Your fat ass is there to workout…..so DO IT!
- Exercise Rule #32: Don’t drop the weights for No Reason. It is true that the gym is not a temple or a
church, but respect the peace of other fellow members. Some of you are one cheeseburger away from a diabetic coma and you don’t need someone slamming their weights behind you speeding up that process.
- Exercise Rule #33: Do not pretend to Have an Orgasm while lifting weights. I know some of us may
grunt, yell or emit little noises when we are lifting heavy weights for the last few reps. Sometimes, it is acceptable, but overdoing it will distract others. Worse, people may think you are having orgasm. Ladies, Save those noises for the bedroom.
- Exercise Rule #34 : Do not talk to people while you are taking a dump. For Pete’s Sake, just wait two
minutes. No conversation is THAT important.
- Exercise Rule #35: Guys who wear gym clothes that match are Fags. No offense.
- Exercise Rule #36: Arnold is and will forever be a God in the bodybuilding world.
- Exercise Rule #37: Guys, don't be afraid to use the leg and calf machines every once and a while. Some
of you do Chest and Biceps 4-5 times a week and never touch the legs. I've seen birds with bigger legs then what some of you try to sport. Add a leg day!!!

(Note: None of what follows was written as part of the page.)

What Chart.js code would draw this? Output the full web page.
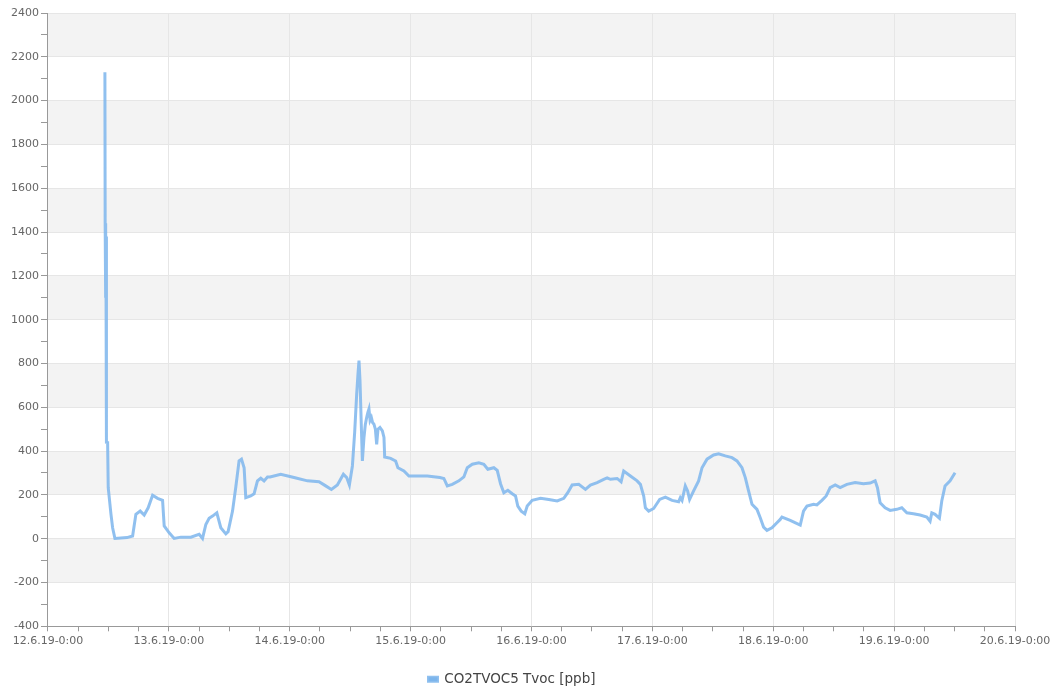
<!doctype html>
<html>

<head>
	<title>CO2TVOC5 Tvoc</title>
	<style>
		html, body {
			margin: 0;
			padding: 0;
			background: #fff;
		}

		#wrap {
			width: 1057px;
			height: 691px;
		}
	</style>
	<script src="https://cdn.jsdelivr.net/npm/chart.js@4.4.0/dist/chart.umd.min.js"></script>
</head>

<body>
	<div id="wrap"><canvas id="tvoc"></canvas></div>
	<script>
		"use strict";

		// hours since 12.6.19 0:00
		const hours = [
			11.30, 11.35, 11.40, 11.43, 11.46, 11.50, 11.53, 11.56, 11.60, 11.65, 11.84, 11.96,
			12.50, 12.83, 13.29, 14.48, 15.67, 16.80, 17.45, 18.31, 19.10, 19.89, 20.77, 21.76,
			22.75, 23.07, 24.06, 25.05, 26.38, 28.36, 30.01, 30.68, 31.34, 31.99, 32.67, 33.52,
			34.31, 35.31, 35.76, 36.64, 37.29, 37.94, 38.42, 38.94, 39.27, 40.26, 40.92, 41.59,
			42.25, 42.90, 43.58, 44.09, 46.21, 48.85, 51.51, 53.81, 55.14, 56.27, 57.46, 58.65,
			59.31, 59.84, 60.44, 60.89, 61.29, 61.55, 61.75, 61.95, 62.22, 62.42, 62.74, 63.00,
			63.27, 63.50, 63.73, 63.95, 64.21, 64.45, 64.72, 65.00, 65.26, 65.52, 65.91, 66.39,
			66.71, 66.85, 68.03, 69.02, 69.48, 70.67, 71.66, 72.99, 75.31, 77.81, 78.60, 79.28,
			80.27, 81.58, 82.57, 83.25, 84.24, 85.55, 86.54, 87.33, 88.52, 89.20, 89.85, 90.51,
			91.30, 92.17, 92.83, 93.28, 93.96, 94.67, 95.15, 96.14, 97.79, 99.43, 101.10, 102.41,
			103.20, 104.07, 105.38, 106.71, 107.70, 109.03, 110.34, 111.02, 111.67, 113.00, 113.79, 114.31,
			115.64, 116.97, 117.62, 118.28, 118.61, 119.27, 120.26, 121.45, 122.58, 123.91, 125.22, 125.55,
			125.89, 126.54, 127.00, 127.39, 128.19, 129.18, 129.86, 130.85, 132.16, 133.15, 134.48, 135.81,
			136.80, 137.79, 138.45, 139.10, 139.78, 140.77, 141.42, 142.08, 142.75, 143.74, 144.73, 145.39,
			145.73, 147.37, 149.36, 150.01, 150.69, 152.00, 152.67, 153.66, 154.51, 155.30, 156.30, 157.29,
			158.62, 160.26, 161.91, 163.24, 164.23, 164.69, 165.22, 166.21, 167.21, 168.53, 169.52, 170.52,
			171.83, 173.16, 174.49, 175.14, 175.48, 176.13, 176.99, 177.46, 178.11, 179.11, 180.10
		];

		// Tvoc [ppb]
		const tvoc = [
			2130, 1440, 1300, 1440, 1100, 1420, 1090, 1380, 1120, 440, 439, 233,
			112, 50, 1, 3, 5, 12, 111, 126, 108, 141, 198, 184,
			175, 58, 27, 1, 7, 7, 20, 1, 65, 93, 103, 118,
			50, 22, 32, 126, 236, 355, 363, 324, 187, 195, 205, 264,
			276, 264, 282, 282, 294, 279, 264, 260, 241, 225, 245, 294,
			279, 245, 332, 485, 660, 752, 813, 721, 508, 355, 462, 520,
			553, 575, 592, 540, 553, 530, 523, 500, 431, 500, 508, 492,
			462, 373, 367, 355, 324, 309, 286, 286, 286, 279, 275, 241,
			248, 264, 282, 324, 340, 346, 340, 317, 324, 312, 251, 210,
			221, 205, 195, 149, 126, 114, 149, 175, 184, 179, 172, 184,
			210, 245, 248, 225, 245, 256, 271, 278, 271, 275, 260, 309,
			286, 264, 248, 195, 141, 126, 138, 179, 190, 175, 169, 187,
			175, 241, 218, 179, 218, 264, 324, 363, 382, 388, 378, 370,
			355, 324, 279, 218, 157, 134, 96, 53, 38, 50, 73, 88,
			99, 84, 62, 126, 149, 157, 154, 175, 195, 233, 245, 233,
			248, 256, 251, 254, 264, 233, 164, 141, 129, 134, 141, 118,
			114, 108, 99, 80, 118, 111, 93, 172, 241, 264, 301
		];

		const day_labels = [
			"12.6.19-0:00", "13.6.19-0:00", "14.6.19-0:00", "15.6.19-0:00", "16.6.19-0:00",
			"17.6.19-0:00", "18.6.19-0:00", "19.6.19-0:00", "20.6.19-0:00"
		];

		const points = hours.map((h, i) => ({ x: h, y: tvoc[i] }));

		// alternating grey bands behind the plot, every other 200 ppb
		const bands = {
			id: "bands",
			beforeDraw(chart) {
				const { ctx, chartArea: area, scales: { y } } = chart;
				ctx.save();
				ctx.fillStyle = "#f3f3f3";
				for (let v = -200; v < 2400; v += 400) {
					const top = y.getPixelForValue(v + 200);
					const bot = y.getPixelForValue(v);
					ctx.fillRect(area.left, top, area.right - area.left, bot - top);
				}
				ctx.restore();
			}
		};

		Chart.defaults.font.family = "'DejaVu Sans', sans-serif";
		Chart.defaults.font.size = 11;
		Chart.defaults.color = "#666";

		new Chart(document.getElementById("tvoc"), {
			type: "line",
			data: {
				datasets: [{
					label: "CO2TVOC5 Tvoc [ppb]",
					data: points,
					borderColor: "rgba(124, 181, 236, 0.85)",
					backgroundColor: "#7cb5ec",
					borderWidth: 3,
					pointRadius: 0,
					tension: 0
				}]
			},
			options: {
				responsive: true,
				maintainAspectRatio: false,
				animation: false,
				layout: {
					padding: { left: 9, right: 42, top: 13, bottom: -5 }
				},
				scales: {
					x: {
						type: "linear",
						min: 0,
						max: 192,
						border: { color: "#999" },
						grid: {
							color: ctx => ctx.tick && ctx.tick.value % 24 === 0 ? "#e6e6e6" : "rgba(0,0,0,0)",
							tickColor: "#999",
							tickLength: 5
						},
						ticks: {
							stepSize: 6,
							autoSkip: false,
							maxRotation: 0,
							minRotation: 0,
							padding: 3,
							callback: v => v % 24 === 0 ? day_labels[v / 24] : ""
						},
						afterFit(scale) {
							scale.height += 21;
						}
					},
					y: {
						min: -400,
						max: 2400,
						border: { color: "#999" },
						grid: {
							color: ctx => ctx.tick && ctx.tick.value % 200 === 0 ? "#e6e6e6" : "rgba(0,0,0,0)",
							tickColor: "#999",
							tickLength: 7
						},
						ticks: {
							stepSize: 100,
							autoSkip: false,
							padding: 2,
							callback: v => v % 200 === 0 ? v : ""
						}
					}
				},
				plugins: {
					legend: {
						position: "bottom",
						labels: {
							boxWidth: 9,
							boxHeight: 4,
							padding: 1,
							color: "#444",
							font: { size: 13.5 }
						}
					},
					tooltip: { enabled: false }
				}
			},
			plugins: [bands]
		});
	</script>
</body>

</html>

- Exercise Rule #38: Don't feel self conscious if you have flabby thighs, Fortunately, your stomach
probably covers them!
- Exercise Rule #39: Do not sing along to whatever it is you are listening to on your headphones while
working out. Just because you are ugly like Susan Boyle doesn't mean you have good vocals. Leave the singing to the artist and continue your 10-lb dumbbell curls quietly.
- Exercise Rule #40: "Swim-suit season" is ALL year round! If you are one of those individuals that just
workout at CERTAIN times of the year (New Years resolutionists), go solve a rubix cube at the bottom of the deep-end pool. If you aren't in the gym regularly during the months October-December, you are not allowed to workout in January and the Pre-summer months.